- Stored data entries
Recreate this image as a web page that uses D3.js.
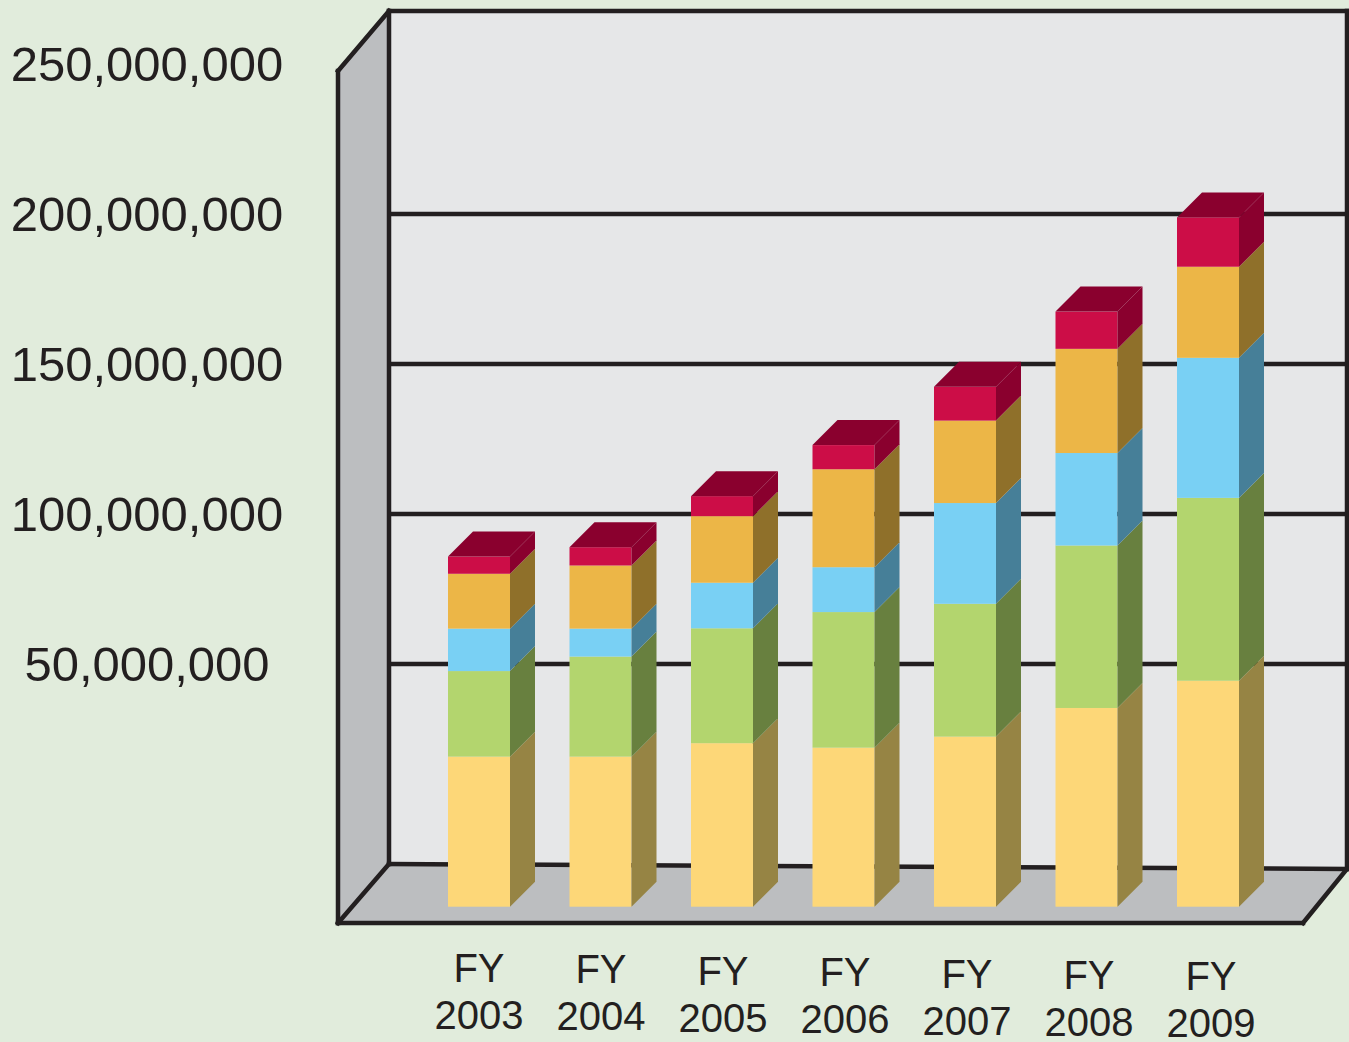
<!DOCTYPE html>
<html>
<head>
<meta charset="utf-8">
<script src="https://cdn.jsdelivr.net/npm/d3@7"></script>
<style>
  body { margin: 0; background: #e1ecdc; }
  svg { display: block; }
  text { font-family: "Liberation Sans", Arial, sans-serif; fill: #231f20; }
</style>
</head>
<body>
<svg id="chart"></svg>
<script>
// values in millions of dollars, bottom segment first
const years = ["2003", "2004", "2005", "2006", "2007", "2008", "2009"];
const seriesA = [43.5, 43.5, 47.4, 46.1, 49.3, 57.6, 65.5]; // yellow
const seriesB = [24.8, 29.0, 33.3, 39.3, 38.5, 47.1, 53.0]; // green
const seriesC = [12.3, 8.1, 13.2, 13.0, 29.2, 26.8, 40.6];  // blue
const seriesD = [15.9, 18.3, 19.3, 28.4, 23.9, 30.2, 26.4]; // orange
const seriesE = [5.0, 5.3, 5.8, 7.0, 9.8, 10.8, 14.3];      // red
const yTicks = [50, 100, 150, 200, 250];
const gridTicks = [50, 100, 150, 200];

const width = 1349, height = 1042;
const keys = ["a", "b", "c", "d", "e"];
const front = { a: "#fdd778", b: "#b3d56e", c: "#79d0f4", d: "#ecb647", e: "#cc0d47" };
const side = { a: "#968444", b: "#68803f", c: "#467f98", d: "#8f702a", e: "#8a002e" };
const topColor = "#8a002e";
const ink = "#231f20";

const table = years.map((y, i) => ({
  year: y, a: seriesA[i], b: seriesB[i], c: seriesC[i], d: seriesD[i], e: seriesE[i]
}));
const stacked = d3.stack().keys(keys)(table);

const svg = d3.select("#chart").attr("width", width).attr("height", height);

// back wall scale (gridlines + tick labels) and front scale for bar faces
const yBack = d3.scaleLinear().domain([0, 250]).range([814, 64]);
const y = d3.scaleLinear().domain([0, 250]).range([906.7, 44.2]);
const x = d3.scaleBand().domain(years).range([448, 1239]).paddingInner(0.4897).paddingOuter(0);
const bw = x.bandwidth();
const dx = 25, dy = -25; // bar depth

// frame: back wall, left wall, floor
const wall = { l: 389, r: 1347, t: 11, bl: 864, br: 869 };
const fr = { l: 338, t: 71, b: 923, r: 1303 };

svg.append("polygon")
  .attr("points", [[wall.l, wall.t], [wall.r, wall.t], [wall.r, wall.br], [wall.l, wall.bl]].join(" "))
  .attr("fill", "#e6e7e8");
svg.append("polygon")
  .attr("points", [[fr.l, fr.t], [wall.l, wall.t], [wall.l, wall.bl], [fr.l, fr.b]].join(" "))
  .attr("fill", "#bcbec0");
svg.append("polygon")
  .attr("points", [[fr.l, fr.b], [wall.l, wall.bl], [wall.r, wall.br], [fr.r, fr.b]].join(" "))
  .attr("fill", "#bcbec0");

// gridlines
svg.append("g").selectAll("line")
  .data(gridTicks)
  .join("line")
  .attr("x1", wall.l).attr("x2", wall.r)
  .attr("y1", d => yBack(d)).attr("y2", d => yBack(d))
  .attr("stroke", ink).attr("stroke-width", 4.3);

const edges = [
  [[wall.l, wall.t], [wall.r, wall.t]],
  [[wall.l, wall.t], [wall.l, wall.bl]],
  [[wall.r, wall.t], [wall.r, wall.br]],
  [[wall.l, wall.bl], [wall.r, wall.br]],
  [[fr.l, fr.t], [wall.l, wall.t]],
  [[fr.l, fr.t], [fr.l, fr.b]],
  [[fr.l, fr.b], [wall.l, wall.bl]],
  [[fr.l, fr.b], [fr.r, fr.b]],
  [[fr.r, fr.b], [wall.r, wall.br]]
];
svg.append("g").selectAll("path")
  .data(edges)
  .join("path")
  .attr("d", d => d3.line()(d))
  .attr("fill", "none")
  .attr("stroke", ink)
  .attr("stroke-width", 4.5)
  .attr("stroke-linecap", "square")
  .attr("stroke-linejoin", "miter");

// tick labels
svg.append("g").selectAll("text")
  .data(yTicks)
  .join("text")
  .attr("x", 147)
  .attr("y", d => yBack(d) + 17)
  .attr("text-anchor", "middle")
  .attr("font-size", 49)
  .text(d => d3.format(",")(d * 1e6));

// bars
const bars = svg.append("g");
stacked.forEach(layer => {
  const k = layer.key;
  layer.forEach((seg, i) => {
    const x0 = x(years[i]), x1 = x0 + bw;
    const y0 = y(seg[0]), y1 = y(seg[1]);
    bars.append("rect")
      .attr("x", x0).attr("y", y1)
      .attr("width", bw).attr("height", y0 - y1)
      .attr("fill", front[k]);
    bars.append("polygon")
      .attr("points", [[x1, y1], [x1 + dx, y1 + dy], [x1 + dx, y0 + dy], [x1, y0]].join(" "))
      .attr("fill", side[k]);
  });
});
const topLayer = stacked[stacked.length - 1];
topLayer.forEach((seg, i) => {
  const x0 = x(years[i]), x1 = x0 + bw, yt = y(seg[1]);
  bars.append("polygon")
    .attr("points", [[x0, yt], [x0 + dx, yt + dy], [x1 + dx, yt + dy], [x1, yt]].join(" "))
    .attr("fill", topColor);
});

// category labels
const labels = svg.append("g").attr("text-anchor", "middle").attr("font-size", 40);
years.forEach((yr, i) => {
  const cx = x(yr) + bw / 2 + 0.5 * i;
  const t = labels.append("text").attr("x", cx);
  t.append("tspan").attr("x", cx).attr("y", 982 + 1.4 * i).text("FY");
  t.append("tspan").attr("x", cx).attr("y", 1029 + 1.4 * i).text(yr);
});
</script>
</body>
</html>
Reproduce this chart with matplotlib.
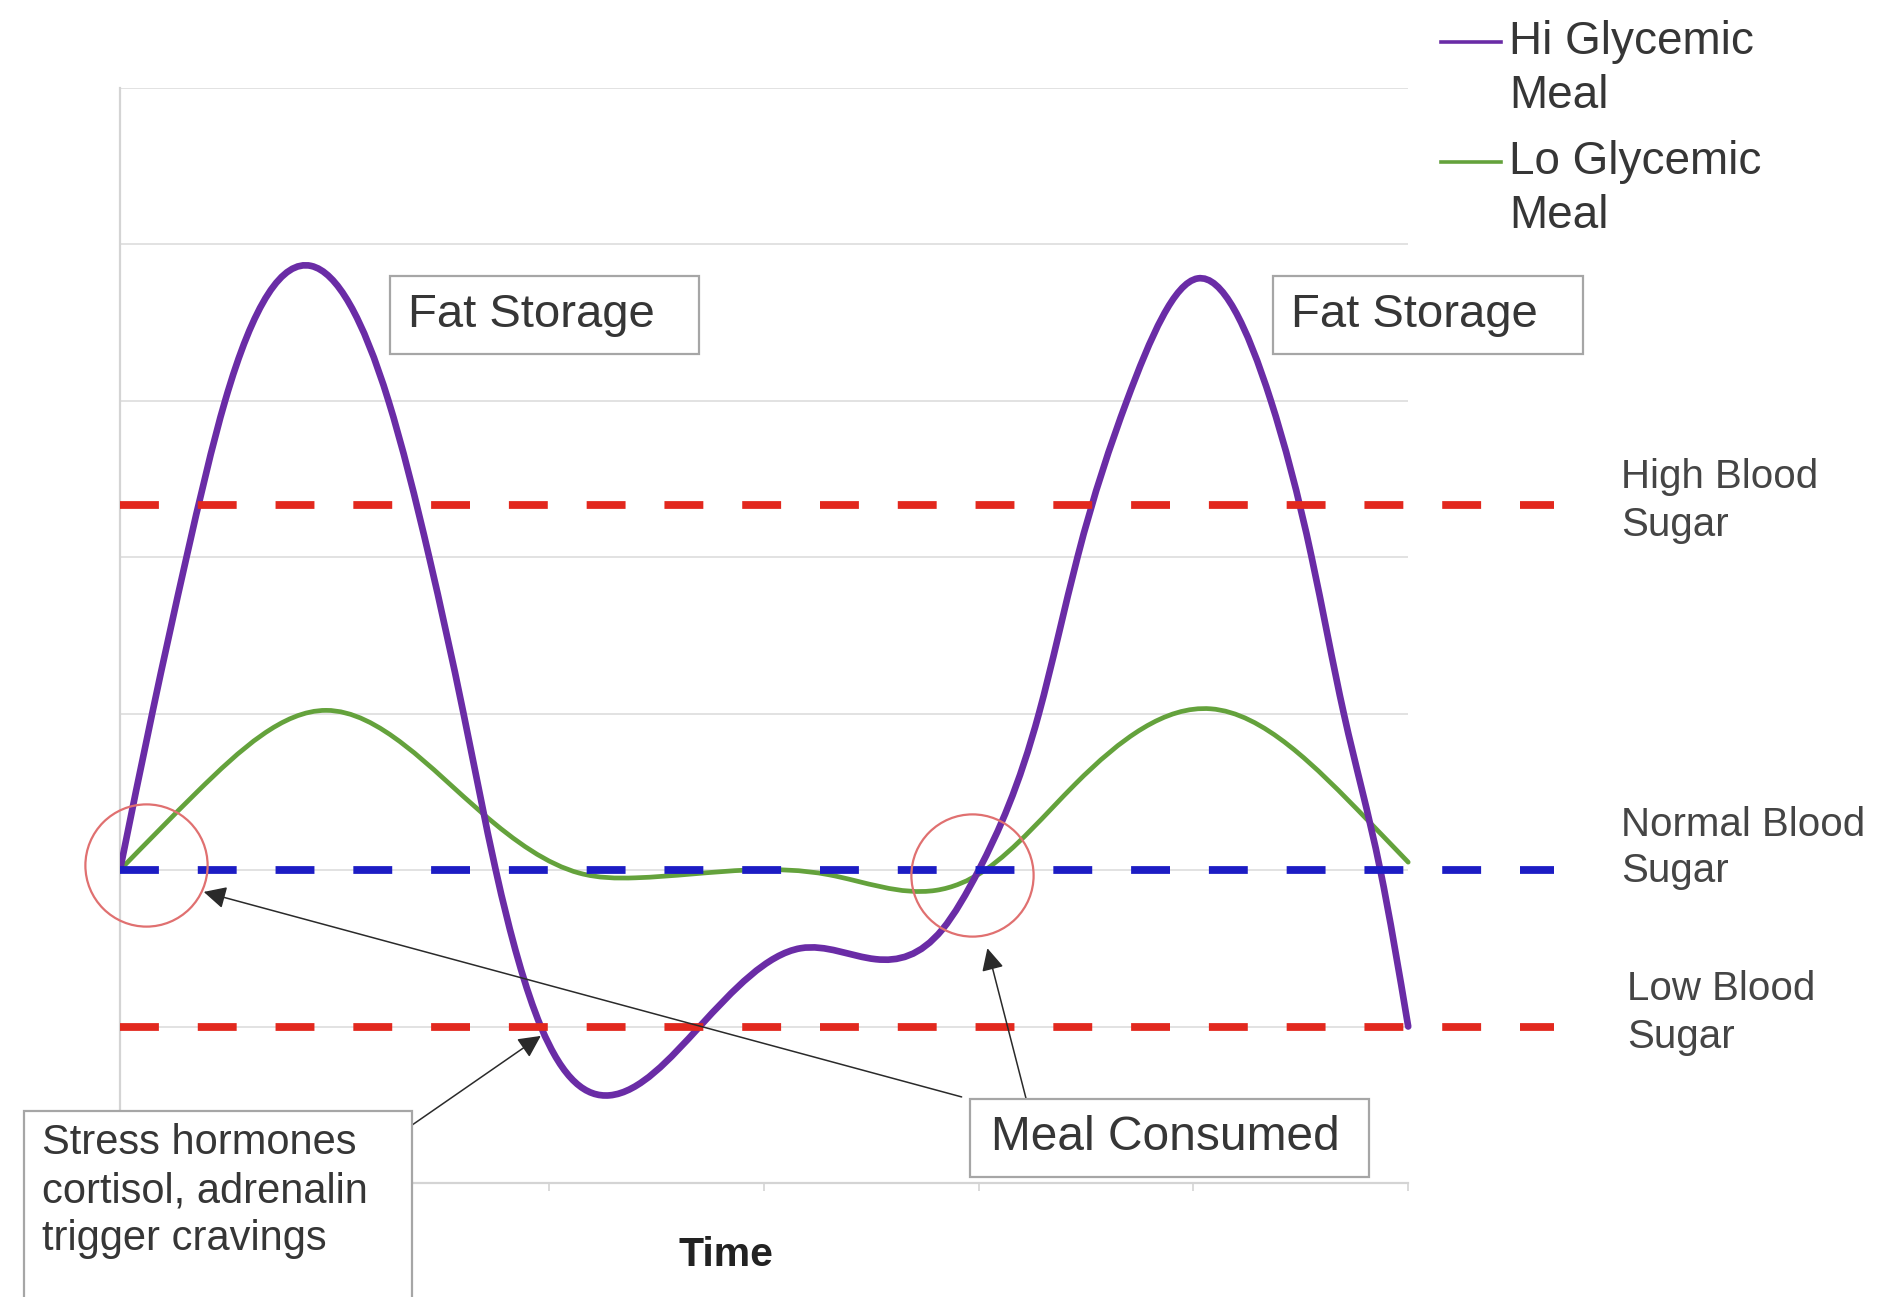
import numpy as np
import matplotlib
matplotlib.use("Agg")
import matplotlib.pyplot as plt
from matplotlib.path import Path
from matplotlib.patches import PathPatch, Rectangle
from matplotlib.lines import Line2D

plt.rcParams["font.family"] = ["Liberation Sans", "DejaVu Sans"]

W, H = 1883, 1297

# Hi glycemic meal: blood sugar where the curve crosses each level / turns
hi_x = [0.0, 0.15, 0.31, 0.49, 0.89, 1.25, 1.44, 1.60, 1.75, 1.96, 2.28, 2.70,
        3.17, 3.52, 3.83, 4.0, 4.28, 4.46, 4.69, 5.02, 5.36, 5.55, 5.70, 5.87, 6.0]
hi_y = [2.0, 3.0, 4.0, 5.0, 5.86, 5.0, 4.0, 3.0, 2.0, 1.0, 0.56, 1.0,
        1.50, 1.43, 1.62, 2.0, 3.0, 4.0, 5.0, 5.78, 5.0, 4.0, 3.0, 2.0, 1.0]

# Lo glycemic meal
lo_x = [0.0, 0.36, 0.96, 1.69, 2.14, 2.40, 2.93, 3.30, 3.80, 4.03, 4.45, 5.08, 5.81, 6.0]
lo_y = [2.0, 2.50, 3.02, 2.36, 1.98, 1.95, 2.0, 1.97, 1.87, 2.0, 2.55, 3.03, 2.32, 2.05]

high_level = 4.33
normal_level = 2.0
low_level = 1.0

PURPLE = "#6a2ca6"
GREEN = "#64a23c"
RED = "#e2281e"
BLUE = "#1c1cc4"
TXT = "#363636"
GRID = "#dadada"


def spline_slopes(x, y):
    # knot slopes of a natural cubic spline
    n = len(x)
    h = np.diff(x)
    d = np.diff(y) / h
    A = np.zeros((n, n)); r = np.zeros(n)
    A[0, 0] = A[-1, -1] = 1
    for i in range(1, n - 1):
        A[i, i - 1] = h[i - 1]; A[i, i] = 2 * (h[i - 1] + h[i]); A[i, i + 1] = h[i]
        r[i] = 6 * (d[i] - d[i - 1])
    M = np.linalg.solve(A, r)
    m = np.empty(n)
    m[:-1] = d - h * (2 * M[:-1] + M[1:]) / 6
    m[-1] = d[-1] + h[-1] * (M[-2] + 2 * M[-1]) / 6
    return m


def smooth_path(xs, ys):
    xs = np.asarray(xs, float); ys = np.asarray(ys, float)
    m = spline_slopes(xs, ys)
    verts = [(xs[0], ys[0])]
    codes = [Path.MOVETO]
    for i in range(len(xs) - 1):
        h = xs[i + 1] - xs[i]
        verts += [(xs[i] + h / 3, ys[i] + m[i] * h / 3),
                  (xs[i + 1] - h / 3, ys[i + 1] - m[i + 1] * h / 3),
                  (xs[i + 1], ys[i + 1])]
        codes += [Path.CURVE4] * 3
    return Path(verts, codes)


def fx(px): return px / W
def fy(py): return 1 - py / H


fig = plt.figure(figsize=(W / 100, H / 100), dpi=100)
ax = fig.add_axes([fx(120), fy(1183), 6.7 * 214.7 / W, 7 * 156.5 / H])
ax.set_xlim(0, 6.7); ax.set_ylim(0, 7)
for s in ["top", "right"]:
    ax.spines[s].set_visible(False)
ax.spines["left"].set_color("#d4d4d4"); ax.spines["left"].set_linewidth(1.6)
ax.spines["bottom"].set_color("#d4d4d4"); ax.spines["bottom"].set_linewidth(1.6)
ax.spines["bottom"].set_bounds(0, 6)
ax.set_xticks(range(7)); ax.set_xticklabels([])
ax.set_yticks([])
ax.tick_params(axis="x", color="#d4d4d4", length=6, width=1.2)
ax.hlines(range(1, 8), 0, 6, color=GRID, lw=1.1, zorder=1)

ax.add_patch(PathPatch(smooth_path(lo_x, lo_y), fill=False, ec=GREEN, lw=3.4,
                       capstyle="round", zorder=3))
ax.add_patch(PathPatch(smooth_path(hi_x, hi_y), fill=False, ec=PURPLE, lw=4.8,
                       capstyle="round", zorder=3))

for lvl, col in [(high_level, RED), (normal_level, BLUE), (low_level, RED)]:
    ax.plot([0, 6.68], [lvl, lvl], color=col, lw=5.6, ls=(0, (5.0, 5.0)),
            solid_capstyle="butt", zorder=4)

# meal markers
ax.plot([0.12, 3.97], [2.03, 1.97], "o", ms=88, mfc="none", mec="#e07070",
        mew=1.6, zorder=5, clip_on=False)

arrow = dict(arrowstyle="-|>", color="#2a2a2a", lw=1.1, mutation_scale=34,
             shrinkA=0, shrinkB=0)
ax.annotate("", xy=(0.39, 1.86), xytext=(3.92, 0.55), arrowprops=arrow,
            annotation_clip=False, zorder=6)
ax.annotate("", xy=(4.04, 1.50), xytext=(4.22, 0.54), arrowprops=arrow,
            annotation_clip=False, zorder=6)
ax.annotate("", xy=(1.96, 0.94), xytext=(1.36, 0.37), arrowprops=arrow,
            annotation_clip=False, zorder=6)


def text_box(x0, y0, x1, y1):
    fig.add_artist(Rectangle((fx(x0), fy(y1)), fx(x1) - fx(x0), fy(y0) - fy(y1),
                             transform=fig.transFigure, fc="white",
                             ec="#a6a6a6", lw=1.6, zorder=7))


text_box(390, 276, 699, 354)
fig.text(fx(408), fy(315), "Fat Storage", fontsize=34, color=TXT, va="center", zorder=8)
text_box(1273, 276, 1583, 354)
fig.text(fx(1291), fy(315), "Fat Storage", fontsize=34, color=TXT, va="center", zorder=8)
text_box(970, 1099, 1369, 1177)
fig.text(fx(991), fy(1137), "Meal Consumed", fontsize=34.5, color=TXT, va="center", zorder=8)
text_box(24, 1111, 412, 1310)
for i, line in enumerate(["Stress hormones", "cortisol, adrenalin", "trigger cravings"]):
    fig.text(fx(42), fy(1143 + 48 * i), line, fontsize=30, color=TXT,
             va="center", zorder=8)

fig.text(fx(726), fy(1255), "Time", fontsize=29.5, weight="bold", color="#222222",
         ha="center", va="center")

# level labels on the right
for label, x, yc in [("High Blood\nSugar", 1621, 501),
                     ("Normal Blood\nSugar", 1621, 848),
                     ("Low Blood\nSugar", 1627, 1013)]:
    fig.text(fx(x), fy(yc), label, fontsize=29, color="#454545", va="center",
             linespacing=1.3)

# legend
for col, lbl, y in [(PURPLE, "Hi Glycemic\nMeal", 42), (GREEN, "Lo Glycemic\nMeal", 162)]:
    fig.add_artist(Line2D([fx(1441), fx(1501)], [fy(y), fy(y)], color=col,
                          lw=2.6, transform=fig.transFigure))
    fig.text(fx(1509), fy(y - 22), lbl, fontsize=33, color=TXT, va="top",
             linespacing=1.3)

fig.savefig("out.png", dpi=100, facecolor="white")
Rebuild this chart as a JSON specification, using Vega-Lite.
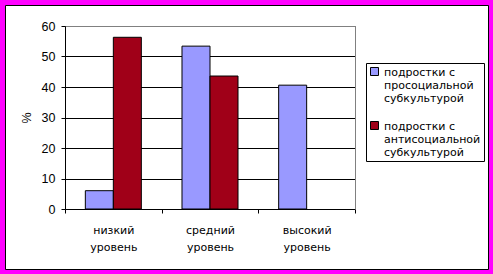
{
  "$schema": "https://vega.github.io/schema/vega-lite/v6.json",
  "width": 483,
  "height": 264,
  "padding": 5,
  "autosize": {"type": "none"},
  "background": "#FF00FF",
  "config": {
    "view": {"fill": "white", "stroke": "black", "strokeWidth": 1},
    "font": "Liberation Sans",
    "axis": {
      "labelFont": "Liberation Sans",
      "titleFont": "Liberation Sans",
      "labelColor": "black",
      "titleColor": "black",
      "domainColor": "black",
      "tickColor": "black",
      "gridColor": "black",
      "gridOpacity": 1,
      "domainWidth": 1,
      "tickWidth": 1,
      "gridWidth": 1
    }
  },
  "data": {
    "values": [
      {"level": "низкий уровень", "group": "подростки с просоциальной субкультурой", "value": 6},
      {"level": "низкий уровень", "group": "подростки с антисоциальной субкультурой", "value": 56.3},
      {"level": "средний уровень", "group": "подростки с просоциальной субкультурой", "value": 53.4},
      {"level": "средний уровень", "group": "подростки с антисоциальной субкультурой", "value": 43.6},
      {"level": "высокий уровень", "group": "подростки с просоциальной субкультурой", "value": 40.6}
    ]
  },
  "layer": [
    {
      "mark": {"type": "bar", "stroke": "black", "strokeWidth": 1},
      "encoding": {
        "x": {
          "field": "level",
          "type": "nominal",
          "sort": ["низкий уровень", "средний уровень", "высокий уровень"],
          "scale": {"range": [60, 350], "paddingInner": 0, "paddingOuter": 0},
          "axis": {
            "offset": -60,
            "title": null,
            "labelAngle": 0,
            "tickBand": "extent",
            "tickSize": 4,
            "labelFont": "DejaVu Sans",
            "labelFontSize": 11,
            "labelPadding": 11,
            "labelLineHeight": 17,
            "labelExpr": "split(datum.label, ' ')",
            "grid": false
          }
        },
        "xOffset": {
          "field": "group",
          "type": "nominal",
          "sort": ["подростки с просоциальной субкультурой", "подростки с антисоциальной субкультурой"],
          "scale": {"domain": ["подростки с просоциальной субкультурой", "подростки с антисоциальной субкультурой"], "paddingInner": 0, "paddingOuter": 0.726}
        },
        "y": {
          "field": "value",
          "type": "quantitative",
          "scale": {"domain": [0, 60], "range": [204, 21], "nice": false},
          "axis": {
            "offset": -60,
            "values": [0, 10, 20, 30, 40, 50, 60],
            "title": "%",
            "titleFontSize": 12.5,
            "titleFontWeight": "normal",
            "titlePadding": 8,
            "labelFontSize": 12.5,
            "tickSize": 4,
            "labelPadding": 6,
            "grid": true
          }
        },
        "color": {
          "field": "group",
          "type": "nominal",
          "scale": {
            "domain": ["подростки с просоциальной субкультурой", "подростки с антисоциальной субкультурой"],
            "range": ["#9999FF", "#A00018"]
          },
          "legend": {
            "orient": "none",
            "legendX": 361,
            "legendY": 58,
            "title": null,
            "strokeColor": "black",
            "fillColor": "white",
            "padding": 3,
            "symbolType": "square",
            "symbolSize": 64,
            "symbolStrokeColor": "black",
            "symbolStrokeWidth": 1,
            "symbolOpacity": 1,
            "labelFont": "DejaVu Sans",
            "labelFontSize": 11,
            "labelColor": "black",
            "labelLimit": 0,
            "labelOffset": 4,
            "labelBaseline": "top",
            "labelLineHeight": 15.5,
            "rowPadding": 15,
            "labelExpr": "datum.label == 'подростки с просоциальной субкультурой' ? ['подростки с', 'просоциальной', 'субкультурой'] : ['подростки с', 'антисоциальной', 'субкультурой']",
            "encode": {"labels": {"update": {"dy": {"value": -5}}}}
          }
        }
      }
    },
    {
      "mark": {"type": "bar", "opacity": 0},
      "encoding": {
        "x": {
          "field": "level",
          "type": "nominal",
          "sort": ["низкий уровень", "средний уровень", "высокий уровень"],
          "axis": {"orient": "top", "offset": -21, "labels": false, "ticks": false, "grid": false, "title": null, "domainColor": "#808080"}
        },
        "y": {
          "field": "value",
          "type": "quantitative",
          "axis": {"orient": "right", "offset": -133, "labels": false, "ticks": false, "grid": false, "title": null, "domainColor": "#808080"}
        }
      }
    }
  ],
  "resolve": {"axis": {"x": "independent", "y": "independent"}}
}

- Stated goal
Leave the pictures out and please restate exactly the lines running from the start of the material through the one with "const gridTicks = [50, 100, 150, 200];".

- Reply to the exercise
Recreate this image as a web page that uses D3.js.
<!DOCTYPE html>
<html>
<head>
<meta charset="utf-8">
<script src="https://cdn.jsdelivr.net/npm/d3@7"></script>
<style>
  body { margin: 0; background: #e1ecdc; }
  svg { display: block; }
  text { font-family: "Liberation Sans", Arial, sans-serif; fill: #231f20; }
</style>
</head>
<body>
<svg id="chart"></svg>
<script>
// values in millions of dollars, bottom segment first
const years = ["2003", "2004", "2005", "2006", "2007", "2008", "2009"];
const seriesA = [43.5, 43.5, 47.4, 46.1, 49.3, 57.6, 65.5]; // yellow
const seriesB = [24.8, 29.0, 33.3, 39.3, 38.5, 47.1, 53.0]; // green
const seriesC = [12.3, 8.1, 13.2, 13.0, 29.2, 26.8, 40.6];  // blue
const seriesD = [15.9, 18.3, 19.3, 28.4, 23.9, 30.2, 26.4]; // orange
const seriesE = [5.0, 5.3, 5.8, 7.0, 9.8, 10.8, 14.3];      // red
const yTicks = [50, 100, 150, 200, 250];
const gridTicks = [50, 100, 150, 200];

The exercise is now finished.